In October 2015, I also competed in the Tricky Jackson Classic (2nd place Master’s). In November 2015, I competed in the Kentucky Muscle (5th place Novice).
During my off-season, I focused on building my quads which were identified as one of my weak areas. To accomplish this, I stopped all of the excess running I had been doing and limited my cardio to just 3 days per week.
The building season and minimizing cardio paid off as I began to achieve higher placements in my next few competitions. In March 2016, I competed in the Northern KY Grand Prix (3rd Open, 1st Master’s) and in April 2016, I competed in the KY Derby (5th Open, 3rd Novice, 3rd Master’s).
In October 2016, I competed in the KY Muscle (5th place Open, 4th place Novice, and 2nd place Master’s.
For the final show of the season and 2 weeks after the KY Muscle, I went to West Virginia to compete in the Grand Prix where I brought home 3rd place in Open and 1st place in Master’s and the OVERALL Master’s title!
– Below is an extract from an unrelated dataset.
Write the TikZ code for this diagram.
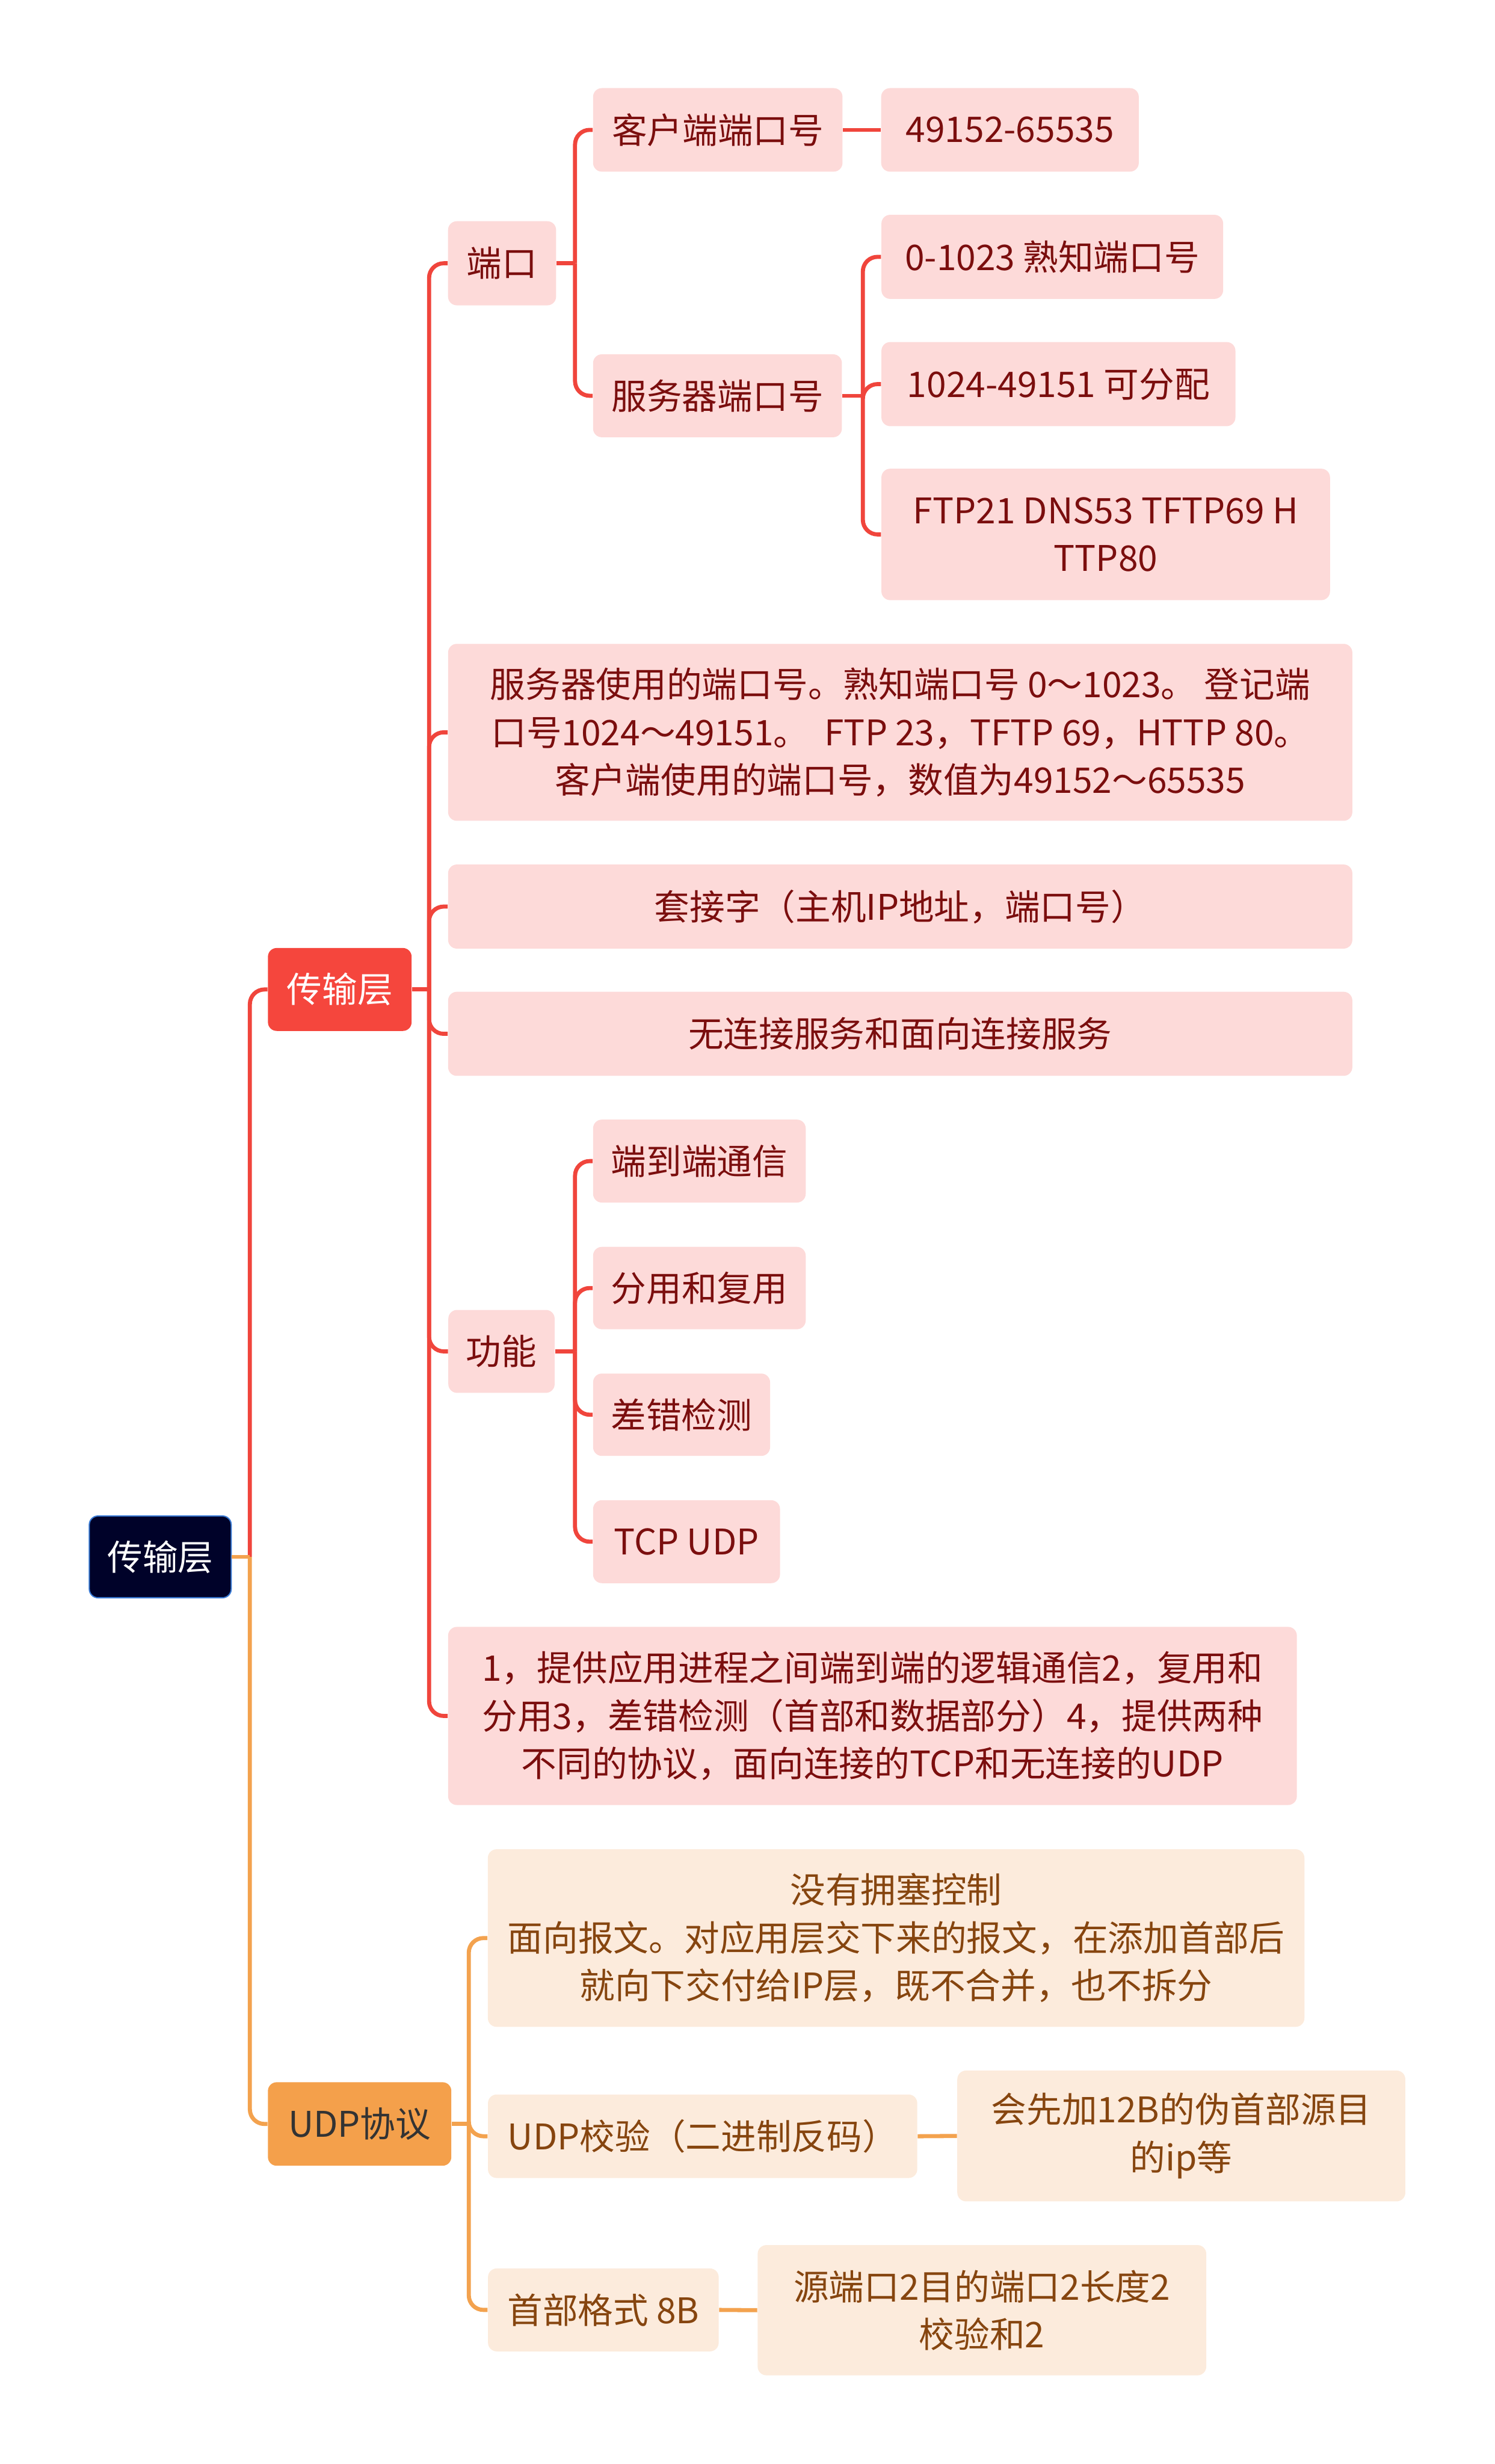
\documentclass[tikz,border=0pt]{standalone}
\usepackage{fontspec}
\setmainfont{Noto Sans CJK SC}
\usepackage{tikz}

\definecolor{rootfill}{HTML}{000229}
\definecolor{rootedge}{HTML}{3A7BD5}
\definecolor{redmain}{HTML}{F5463D}
\definecolor{redwire}{HTML}{F0453C}
\definecolor{redsoft}{HTML}{FDDAD9}
\definecolor{redtext}{HTML}{7B0E0E}
\definecolor{orgmain}{HTML}{F4A04B}
\definecolor{orgwire}{HTML}{F3A24E}
\definecolor{orgsoft}{HTML}{FCEBDC}
\definecolor{orgtext}{HTML}{86450F}

\tikzset{
  mapbox/.style={rounded corners=0.15cm, inner sep=0pt, align=center,
    font=\fontsize{17.2}{23.3}\selectfont},
  rootbox/.style={mapbox, fill=rootfill, draw=rootedge, line width=0.6pt, text=white},
  redbox/.style={mapbox, fill=redmain, text=white},
  orgbox/.style={mapbox, fill=orgmain, text=black!80},
  pinkbox/.style={mapbox, fill=redsoft, text=redtext},
  peachbox/.style={mapbox, fill=orgsoft, text=orgtext},
  redlink/.style={draw=redwire, line width=0.07cm, rounded corners=0.25cm},
  orglink/.style={draw=orgwire, line width=0.07cm, rounded corners=0.25cm}
}

\begin{document}
\begin{tikzpicture}[x=0.01cm, y=-0.01cm]
\useasboundingbox (0,0) rectangle (2560,4221);

% main topics
\node[rootbox, minimum width=2.43cm, minimum height=1.40cm] (root) at (274.5,2667) {传输层};
\node[redbox, minimum width=2.46cm, minimum height=1.42cm] (trans) at (582,1695) {传输层};
\node[orgbox, minimum width=3.14cm, minimum height=1.43cm] (udp) at (616,3638.5) {UDP协议};

% transport layer branch
\node[pinkbox, minimum width=1.85cm, minimum height=1.44cm] (port) at (860,451) {端口};
\node[pinkbox, minimum width=15.48cm, minimum height=3.03cm] (usage) at (1542,1254.5)
  {服务器使用的端口号。熟知端口号 0～1023。 登记端\\口号1024～49151。 \ FTP 23，TFTP 69，HTTP 80。\\客户端使用的端口号，数值为49152～65535};
\node[pinkbox, minimum width=15.48cm, minimum height=1.44cm] (socket) at (1542,1553) {套接字（主机IP地址，端口号）};
\node[pinkbox, minimum width=15.48cm, minimum height=1.44cm] (service) at (1542,1771) {无连接服务和面向连接服务};
\node[pinkbox, minimum width=1.82cm, minimum height=1.42cm] (func) at (859,2315) {功能};
\node[pinkbox, minimum width=14.53cm, minimum height=3.05cm] (summary) at (1494.5,2939.5)
  {1，提供应用进程之间端到端的逻辑通信2，复用和\\分用3，差错检测（首部和数据部分）4，提供两种\\不同的协议，面向连接的TCP和无连接的UDP};

% ports
\node[pinkbox, minimum width=4.27cm, minimum height=1.43cm] (cport) at (1229.5,222.5) {客户端端口号};
\node[pinkbox, minimum width=4.26cm, minimum height=1.42cm] (sport) at (1229,678) {服务器端口号};
\node[pinkbox, minimum width=4.41cm, minimum height=1.43cm] (cnum) at (1730,222.5) {49152-65535};
\node[pinkbox, minimum width=5.85cm, minimum height=1.44cm] (wellknown) at (1802.5,440) {0-1023 熟知端口号};
\node[pinkbox, minimum width=6.06cm, minimum height=1.44cm] (registered) at (1813,658) {1024-49151 可分配};
\node[pinkbox, minimum width=7.68cm, minimum height=2.25cm] (common) at (1894,915.5) {FTP21 DNS53 TFTP69 H\\TTP80};

% functions
\node[pinkbox, minimum width=3.64cm, minimum height=1.42cm] (fone) at (1198,1989) {端到端通信};
\node[pinkbox, minimum width=3.64cm, minimum height=1.41cm] (ftwo) at (1198,2206.5) {分用和复用};
\node[pinkbox, minimum width=3.03cm, minimum height=1.41cm] (fthree) at (1167.5,2423.5) {差错检测};
\node[pinkbox, minimum width=3.20cm, minimum height=1.42cm] (ffour) at (1176,2641) {TCP UDP};

% udp branch
\node[peachbox, minimum width=13.98cm, minimum height=3.04cm] (udpfeat) at (1535,3320)
  {没有拥塞控制\\面向报文。对应用层交下来的报文，在添加首部后\\就向下交付给IP层，既不合并，也不拆分};
\node[peachbox, minimum width=7.35cm, minimum height=1.43cm] (check) at (1203.5,3659.5) {UDP校验（二进制反码）};
\node[peachbox, minimum width=7.67cm, minimum height=2.24cm] (pseudo) at (2023.5,3659) {会先加12B的伪首部源目\\的ip等};
\node[peachbox, minimum width=3.95cm, minimum height=1.42cm] (header) at (1033.5,3957) {首部格式 8B};
\node[peachbox, minimum width=7.68cm, minimum height=2.23cm] (fields) at (1682,3957.5) {源端口2目的端口2长度2\\校验和2};

% trunks
\coordinate (t0) at (428,2667);
\coordinate (t1) at (735,1695);
\coordinate (t2) at (985,451);
\coordinate (t3) at (1478,678);
\coordinate (t4) at (985,2315);
\coordinate (t5) at (803,3638.5);

% connectors
\draw[redlink] (t0) |- (trans.west);
\draw[orglink] (t0) |- (udp.west);
\draw[orglink] (root.east) -- (t0);

\draw[redlink] (trans.east) -- (t1);
\foreach \c in {port,usage,socket,service,func,summary}
  \draw[redlink] (t1) |- (\c.west);

\draw[redlink] (port.east) -- (t2);
\draw[redlink] (t2) |- (cport.west);
\draw[redlink] (t2) |- (sport.west);
\draw[redlink] (cport.east) -- (cnum.west);

\draw[redlink] (sport.east) -- (t3);
\foreach \c in {wellknown,registered,common}
  \draw[redlink] (t3) |- (\c.west);

\draw[redlink] (func.east) -- (t4);
\foreach \c in {fone,ftwo,fthree,ffour}
  \draw[redlink] (t4) |- (\c.west);

\draw[orglink] (udp.east) -- (t5);
\foreach \c in {udpfeat,check,header}
  \draw[orglink] (t5) |- (\c.west);
\draw[orglink] (check.east) -- (pseudo.west);
\draw[orglink] (header.east) -- (fields.west);

\end{tikzpicture}
\end{document}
The best advice that I could give to anyone working towards fitness goals is to trust the process. Diet and exercise are only half of the battle when trying to reach your goals. Dedication, determination, and the will to succeed are all mental challenges people face in their journey. Results are not accomplished overnight. You must dedicate your time and focus on the end and consistently stick to your plan in order to achieve your goals.